Donald Trump is winning over the Religious Right. That’s weird for a number of reasons, and also highlights the fact that Christian leaders aren’t always as influential as they hope to be. So while yesterday’s news may not translate in the polls, Trump’s hysterical stumble is still worth a laugh.
It all started with Trump and a scheduled meeting with 100 black religious leaders. He has long promised supporters that he would “get the black vote” (despite polling at 3 to 10 percent among black voters) and had assumed that this meeting was a formality in gaining the endorsement of these black leaders, which would, in theory, bolster his claims.
Unsurprisingly, he was wrong:
Some of the pastors said over the weekend they never intended to endorse Trump and were only interested in talking with Republican front-runner. Some have canceled their plans to attend the meeting, which was announced just days after an African American man began chanting “Black lives matter” at a Trump rally in Birmingham, Ala., and was punched and kicked by white people in the audience. When asked about the incident the next day, Trump said: “Maybe he should have been roughed up, because it was absolutely disgusting what he was doing.” Later that day, Trump retweeted a graphic that incorrectly showed that black people are responsible for most killings of white people. The incident and Trump’s response to it left some incredulous that a large group of black religious leaders would endorse him.
Talk about embarrassing. While most campaigns would admit hubris or at least miscommunication at that point, Trump basically accused the would-be attendees of being easily manipulated. During a Monday call-in on Morning Joe, he said:
I think what happened, probably some of the #BlackLivesMatter folks called them up and said, ‘Oh, you shouldn’t be meeting with Trump because he believes that all lives matter.’
What I think what happened is a lot of pressure was put on them. But it doesn’t matter, I’m going to have a meeting and have no idea what the meeting is. I’m going to a meeting, I have a great relationship with the black pastors.
You’d think that tone deaf ramble would be the centerpiece of Trump’s humiliating Monday, but it actually got worse. After bringing in barely half the attendees he had promised, he boomed later about how successful the event had been:
Mr. Trump brushed off the brouhaha over the meeting, and said he received “many, many endorsements” from the ministers. But the campaign declined to offer a list of either the ministers who attended or those who had endorsed him. After the meeting, a single religious leader, Darrell Scott, a Cleveland-area minister who helped organize the session, publicly endorsed Mr. Trump in the lobby of the building, overlooking Fifth Avenue.
Despite the public expressions of skepticism, Mr. Trump insisted that several of the ministers expressed admiration for him. After the meeting, the Trump campaign said it would connect a reporter to an attendee who could testify to Mr. Trump’s sincerity. At that point, Bruce LeVell of Atlanta got on the phone.

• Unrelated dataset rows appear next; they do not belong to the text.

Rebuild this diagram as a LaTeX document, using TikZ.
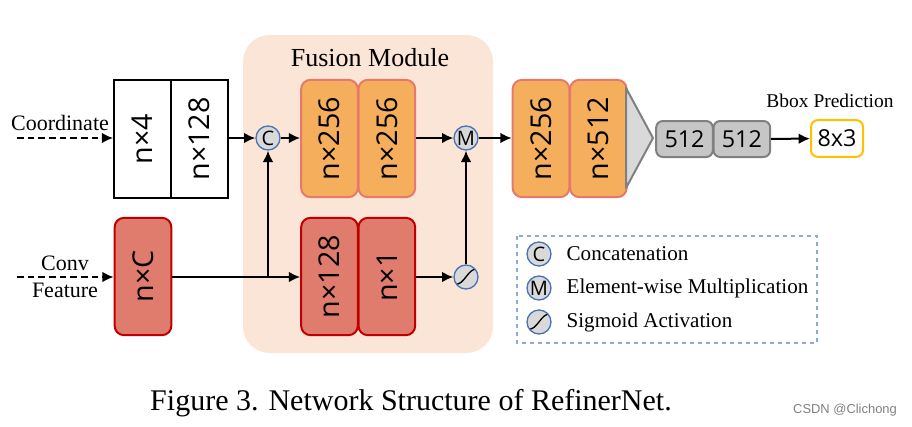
\documentclass[tikz,border=0pt]{standalone}
\usepackage{fontspec}
\setmainfont{Liberation Serif}
\setsansfont{Open Sans}
\newfontfamily\markfont{Liberation Sans}
\usepackage{tikz}
\usetikzlibrary{arrows.meta}
\usetikzlibrary{positioning}

\definecolor{fusebg}{HTML}{FBE5D6}
\definecolor{orangefill}{HTML}{F4AE5C}
\definecolor{orangedraw}{HTML}{E57A6C}
\definecolor{redfill}{HTML}{E07C6E}
\definecolor{reddraw}{HTML}{C00000}
\definecolor{opblue}{HTML}{4A72B8}
\definecolor{legblue}{HTML}{8EAADB}
\definecolor{predyellow}{HTML}{FFC000}

\newcommand{\vlabel}[1]{\rotatebox{90}{#1}}

\begin{document}
\begin{tikzpicture}[x=0.75pt, y=-0.75pt, >={Latex[length=8.5pt,width=8pt]}, line width=1.5pt]
      \tikzstyle{layer} = [draw, line width=1.5pt, minimum width=42.5pt, minimum height=88pt, inner sep=0pt,
         font=\sffamily\fontsize{21.5}{21.5}\selectfont]
      \tikzstyle{coord layer} = [layer, fill=white, draw=black]
      \tikzstyle{orange layer} = [layer, rounded corners=7pt, fill=orangefill, draw=orangedraw]
      \tikzstyle{red layer} = [layer, rounded corners=7pt, fill=redfill, draw=reddraw]
      \tikzstyle{fc layer} = [draw=gray, fill=gray!45, line width=1.5pt, rounded corners=5pt, minimum width=42.5pt,
         minimum height=27pt, inner sep=0pt, font=\sffamily\fontsize{17.5}{17.5}\selectfont]
      \tikzstyle{pred} = [fc layer, draw=predyellow, fill=white, minimum width=39pt, minimum height=27.5pt]
      \tikzstyle{op} = [circle, draw=opblue, fill=gray!30, line width=1pt, minimum size=18pt, inner sep=0pt,
         font=\sffamily\fontsize{15}{15}\selectfont]
      \tikzstyle{sigmoid} = [op, path picture={\draw[black, line width=1pt]
         ([shift={(-11,7)}]path picture bounding box.center) .. controls ([shift={(-2,9)}]path picture bounding box.center)
         and ([shift={(2,-9)}]path picture bounding box.center) .. ([shift={(11,-8)}]path picture bounding box.center);}]
      \tikzstyle{serif label} = [font=\fontsize{16.5}{16.5}\selectfont, inner sep=0pt]
      \tikzstyle{legend text} = [font=\fontsize{15.8}{15.8}\selectfont, inner sep=0pt, anchor=west]
      \tikzstyle{line} = [draw=black, line width=1.5pt, ->]
      \tikzstyle{input} = [line, dash pattern=on 5pt off 3pt]

      \useasboundingbox (0,0) rectangle (912,426);

      % fusion module background
      \fill[fusebg, rounded corners=20pt] (243,35) rectangle (493,353);
      \node[font=\fontsize{19.5}{19.5}\selectfont] (fusion) at (370,58) {Fusion Module};

      %nodes
      \node[coord layer] (coord4) at (142.5,139) {\vlabel{n×4}};
      \node[coord layer, right=-1.5pt of coord4] (coord128) {\vlabel{n×128}};
      \node[red layer] (convC) at (143,276.5) {\vlabel{n×C}};

      \node[op] (concat) at (268,138) {C};
      \node[orange layer] (fuse256a) at (329.5,138.5) {\vlabel{n×256}};
      \node[orange layer, right=-1pt of fuse256a] (fuse256b) {\vlabel{n×256}};
      \node[red layer] (gate128) at (329.5,276.5) {\vlabel{n×128}};
      \node[red layer, right=-1pt of gate128] (gate1) {\vlabel{n×1}};
      \node[op] (mult) at (466,138) {M};
      \node[sigmoid] (sig) at (466,277) {};

      \node[orange layer] (head256) at (541,138.5) {\vlabel{n×256}};
      \node[orange layer, right=-1pt of head256] (head512) {\vlabel{n×512}};
      \coordinate (poolA) at (626,88);
      \coordinate (poolB) at (653,138);
      \coordinate (poolC) at (626,188);
      \node[fc layer] (fc1) at (684.5,139) {512};
      \node[fc layer, right=-1pt of fc1] (fc2) {512};
      \node[pred] (bbox) at (837,138.5) {8x3};
      \node[font=\fontsize{14.6}{14.6}\selectfont] (bboxlabel) at (830,101) {Bbox Prediction};

      \node[serif label] (coordtext) at (60,123) {Coordinate};
      \node[serif label] (convtext) at (65,263) {Conv};
      \node[serif label] (feattext) at (65,290) {Feature};
      \coordinate (coordin) at (17,138);
      \coordinate (convin) at (17,277);
      \coordinate (split) at (268,277);

      %lines
      \draw[input] (coordin) -- (coordin -| coord4.west);
      \draw[input] (convin) -- (convin -| convC.west);
      \draw[line] (coord128.east |- concat) -- (concat);
      \draw[line] (concat) -- (concat -| fuse256a.west);
      \draw[line] (convC.east |- split) -- (split -| gate128.west);
      \draw[line] (split) -- (concat);
      \draw[line] (fuse256b.east |- mult) -- (mult);
      \draw[line] (gate1.east |- sig) -- (sig);
      \draw[line] (sig) -- (mult);
      \draw[line] (mult) -- (mult -| head256.west);
      \draw[draw=gray, fill=gray!30, line width=1.5pt, line join=round] (poolA) -- (poolB) -- (poolC) -- cycle;
      \draw[line] (fc2) -- (bbox);

      % legend
      \draw[legblue, dashed, line width=1pt] (517,236) rectangle (817,343);
      \node[op] (legconcat) at (539,254) {C};
      \node[op] (legmult) at (539,288) {M};
      \node[sigmoid] (legsig) at (539,322) {};
      \node[legend text, right=10.5pt of legconcat] (legconcattext) {Concatenation};
      \node[legend text, right=10.5pt of legmult] (legmulttext) {Element-wise Multiplication};
      \node[legend text, right=10.5pt of legsig] (legsigtext) {Sigmoid Activation};

      % caption
      \node[font=\fontsize{22.5}{22.5}\selectfont] (caption) at (411,403) {Figure 3. Network Structure of RefinerNet.};
      \node[font=\markfont\fontsize{9.7}{9.7}\selectfont, text=gray] (mark) at (845,410) {CSDN @Clichong};
\end{tikzpicture}
\end{document}
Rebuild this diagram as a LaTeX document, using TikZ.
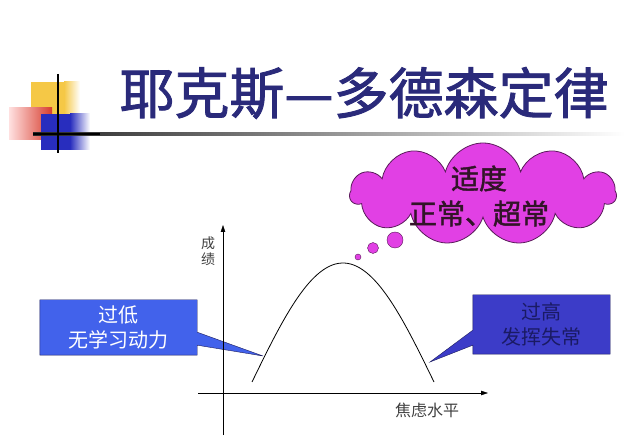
\documentclass[tikz,border=0pt]{standalone}
\usepackage{fontspec}
\newfontfamily\cjk{Noto Sans CJK SC}
\newfontfamily\cjkb[FakeBold=1.6]{Noto Sans CJK SC}
\usetikzlibrary{shapes.symbols,backgrounds,arrows.meta,calc}
\definecolor{titblue}{RGB}{42,42,122}
\definecolor{logoyel}{RGB}{245,200,70}
\definecolor{logored}{RGB}{215,60,45}
\definecolor{logoblu}{RGB}{40,45,190}
\definecolor{cldfill}{RGB}{225,64,228}
\definecolor{cldline}{RGB}{90,26,90}
\definecolor{lowfill}{RGB}{66,98,235}
\definecolor{highfill}{RGB}{60,60,200}
\definecolor{boxline}{RGB}{28,28,92}
\definecolor{hightxt}{RGB}{26,26,100}
\definecolor{cldtxt}{RGB}{50,20,40}

\begin{document}
\begin{tikzpicture}
      [x=1pt,y=-1pt
    % these styles set the look of the callouts and labels
      ,ttl/.style={text=titblue,font=\cjkb\fontsize{55}{60}\selectfont}
      ,lbox/.style={minimum width=157pt,minimum height=55pt,align=center,text=white,font=\cjk\fontsize{20}{25}\selectfont}
      ,hbox/.style={minimum width=137pt,minimum height=59pt,align=center,text=hightxt,font=\cjk\fontsize{20}{25}\selectfont}
      ,lfil/.style={draw=boxline,fill=lowfill,thin}
      ,hfil/.style={draw=boxline,fill=highfill,thin}
      ,bub/.style={draw=cldline,fill=cldfill,thin}
      ,axlab/.style={text=black!75,align=center,font=\cjk\fontsize{14}{16}\selectfont}
      ]
    % page size
        \useasboundingbox (0,0) rectangle (640,446);

    % logo in the corner
        \fill[logoyel] (31,82) rectangle (64,114);
        \shade[left color=logoyel,right color=white] (64,82) rectangle (80,114);
        \shade[left color=red!12,right color=logored] (9,108) rectangle (52,140);
        \fill[logoblu] (41,114) rectangle (70,150);
        \shade[left color=logoblu,right color=white] (70,114) rectangle (90,150);
        \shade[left color=black!85,right color=white] (33,132.5) rectangle (625,135.5);
        \draw[line width=2pt] (58,74) -- (58,153);
        \draw[line width=2pt] (33,134) -- (100,134);

        \node[ttl] (title) at (364,93) {耶克斯—多德森定律};

    % axes
        \coordinate (ybot) at (223,435);
        \coordinate (ytop) at (223,225);
        \coordinate (xlft) at (198,393);
        \coordinate (xrgt) at (488,393);
        \draw[thin,-{Triangle[length=7pt,width=4.5pt]}] (ybot) -- (ytop);
        \draw[thin,-{Triangle[length=7pt,width=4.5pt]}] (xlft) -- (xrgt);
        \node[axlab] (score) at (208,251) {成\\绩};
        \node[axlab,font=\cjk\fontsize{16}{18}\selectfont] (anx) at (427,410) {焦虑水平};

    % the curve
        \draw[line width=.8pt] plot[domain=-91:91,samples=60,smooth]
            ({343+\x},{263+119*(1-cos(\x*90/91))});

    % thought cloud
        \node[cloud,cloud puffs=11,cloud ignores aspect,draw=cldline,fill=cldfill,line width=.8pt
             ,minimum width=266pt,minimum height=102pt] (thought) at (483,194) {};
        \node[align=center,text=cldtxt,font=\cjkb\fontsize{28}{35}\selectfont]
            (thinktxt) at (479,196) {适度\\正常、超常};
        \filldraw[bub] (395,240) circle (8pt);
        \filldraw[bub] (373,248) circle (5.5pt);
        \filldraw[bub] (358,257) circle (3pt);

    % callouts
        \node[lbox] (low) at (118.5,327.5) {过低\\无学习动力};
        \coordinate (lowtip) at (263,356);
        \node[hbox] (high) at (541.5,324.5) {过高\\发挥失常};
        \coordinate (hightip) at (430,362);
        \begin{scope}[on background layer]
        \filldraw[lfil] (low.north west) -- (low.north east) -- ($(low.south east)+(0,-23)$)
            -- (lowtip) -- ($(low.south east)+(0,-10)$) -- (low.south east) -- (low.south west) -- cycle;
        \filldraw[hfil] (high.north west) -- (high.north east) -- (high.south east) -- (high.south west)
            -- ($(high.south west)+(0,-9)$) -- (hightip) -- ($(high.south west)+(0,-24)$) -- cycle;
        \end{scope}
       \end{tikzpicture}
\end{document}
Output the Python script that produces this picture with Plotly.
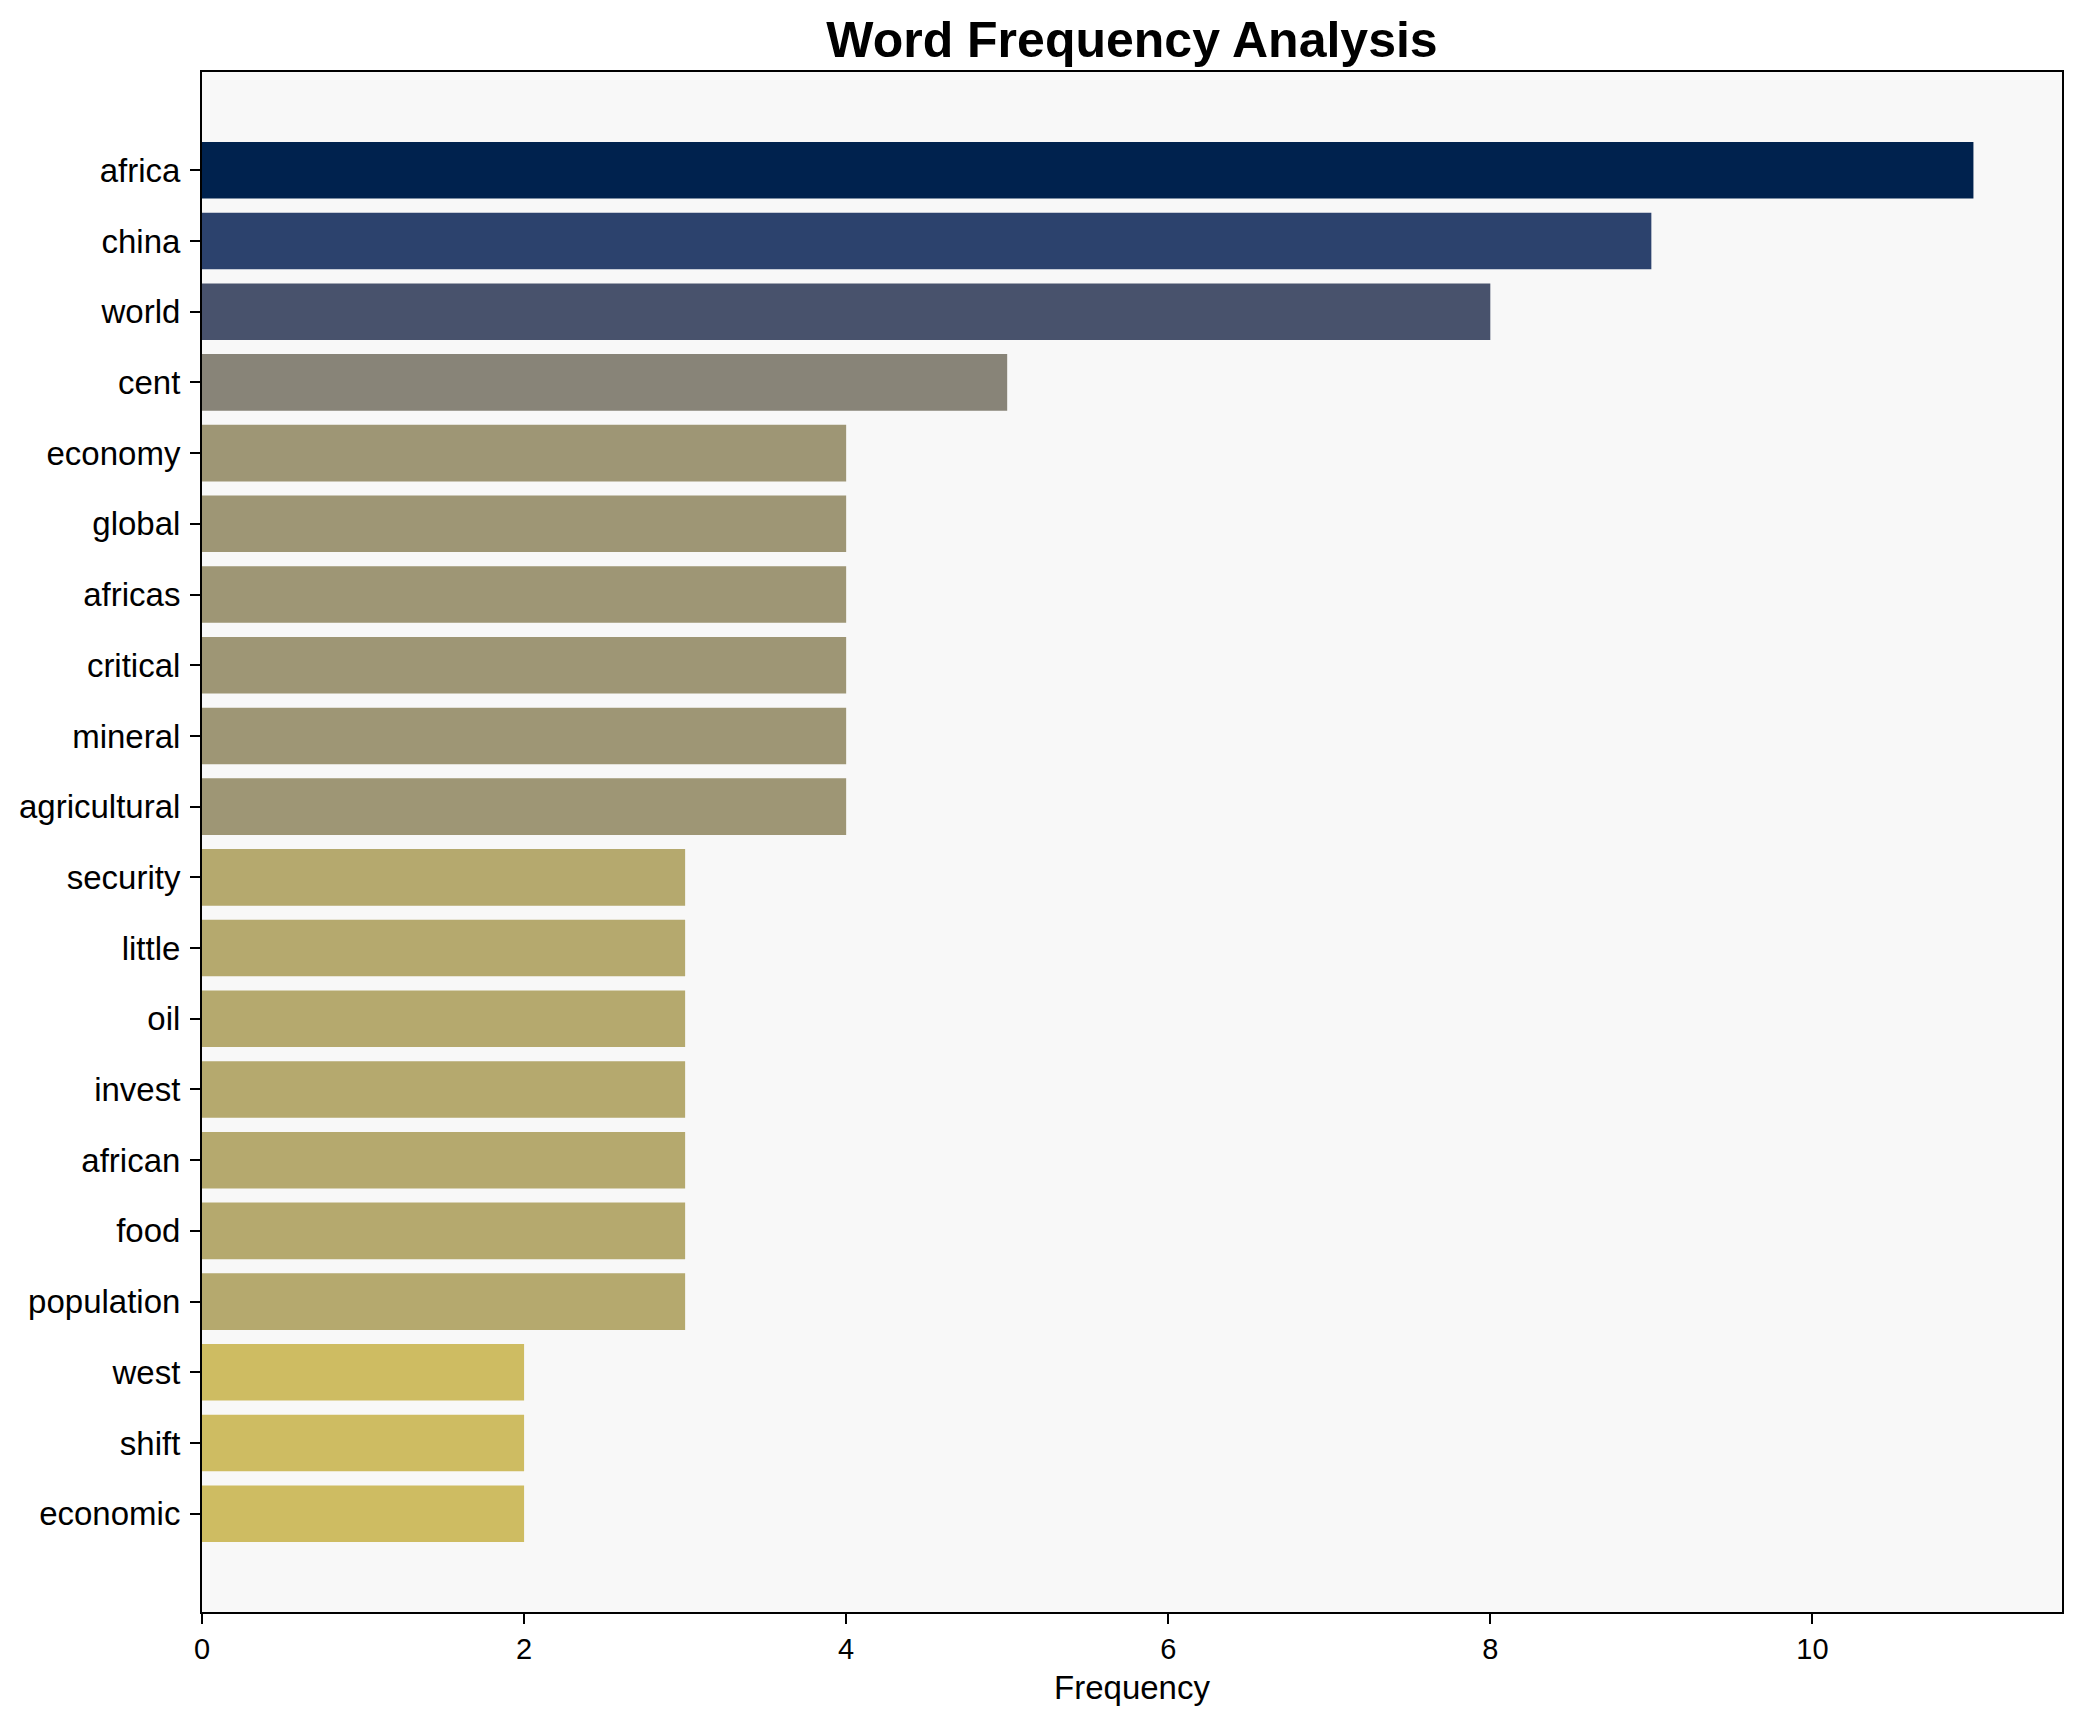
import plotly.graph_objects as go
from plotly.colors import sample_colorscale

words = ["africa", "china", "world", "cent", "economy", "global", "africas",
         "critical", "mineral", "agricultural", "security", "little", "oil",
         "invest", "african", "food", "population", "west", "shift", "economic"]
counts = [11, 9, 8, 5, 4, 4, 4, 4, 4, 4, 3, 3, 3, 3, 3, 3, 3, 2, 2, 2]
x_ticks = [0, 2, 4, 6, 8, 10]

vmax = max(counts)
colors = sample_colorscale("Cividis", [1 - v / vmax for v in counts])

FONT = "Liberation Sans, Arial, sans-serif"
W, H = 2074, 1714

fig = go.Figure(go.Bar(
    x=counts, y=words, orientation="h",
    marker=dict(color=colors, line=dict(width=0)),
    hoverinfo="x+y",
))

n = len(words)
fig.update_layout(
    width=W, height=H,
    margin=dict(l=194, r=20, t=64, b=110, autoexpand=False),
    paper_bgcolor="white", plot_bgcolor="#f8f8f8",
    bargap=0.2,
    showlegend=False,
    font=dict(family=FONT, size=33, color="black"),
    title=dict(text="Word Frequency Analysis", x=0.5, xref="paper",
               xanchor="center", yref="container", y=1 - 31 / H, yanchor="middle",
               font=dict(family=FONT, size=50, color="black", weight="bold")),
)
fig.update_xaxes(
    range=[0, vmax * 1.05], tickvals=x_ticks, ticks="outside", ticklen=10, tickwidth=2,
    tickcolor="black", showline=True, linecolor="black", linewidth=2, mirror=True,
    showgrid=False, zeroline=False, tickfont=dict(size=29),
    title=dict(text="Frequency", standoff=12, font=dict(size=33)),
)
fig.update_yaxes(
    range=[n - 1 + 0.4 + 0.05 * (n - 0.2), -0.4 - 0.05 * (n - 0.2)],
    ticks="outside", ticklen=10, tickwidth=2, tickcolor="black",
    showline=True, linecolor="black", linewidth=2, mirror=True,
    showgrid=False, zeroline=False, tickfont=dict(size=33), ticklabelstandoff=3,
)

fig.write_html("out.html")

Other than the organizer of the event, Mr. LeVell was the only participant to provide a quote for a news release issued by Mr. Trump after the gathering.
It turns out, however, that Mr. LeVell is not a minister. He is a local Republican politician in Georgia. The campaign later apologized for the confusion, saying Mr. LeVell “is a prominent member” of his church.
On Monday night he was headed home to Atlanta on Mr. Trump’s private plane. Mr. Trump, he said, had invited him aboard.
“I got a free ticket,” Mr. LeVell explained.
Take a beat to digest all that. Trump claimed 100 black Christian leaders were going to endorse him. These leaders, many of whom had no idea they were on his list, adamantly insisted that they were not endorsing Trump. Trump accused them of being manipulated by protesters. Despite low attendance and next to no results, Trump ultimately declared the event a roaring success while using an organizer and observer to back his points.
I’d say this tomfoolery should be a turnoff for the Religious Right, but they’ve yet to waver in the face of even more outrageous behavior, so I’m guessing it won’t. That leaves us wondering: what exactly will Trump have to do for the Religious Right to drop their support?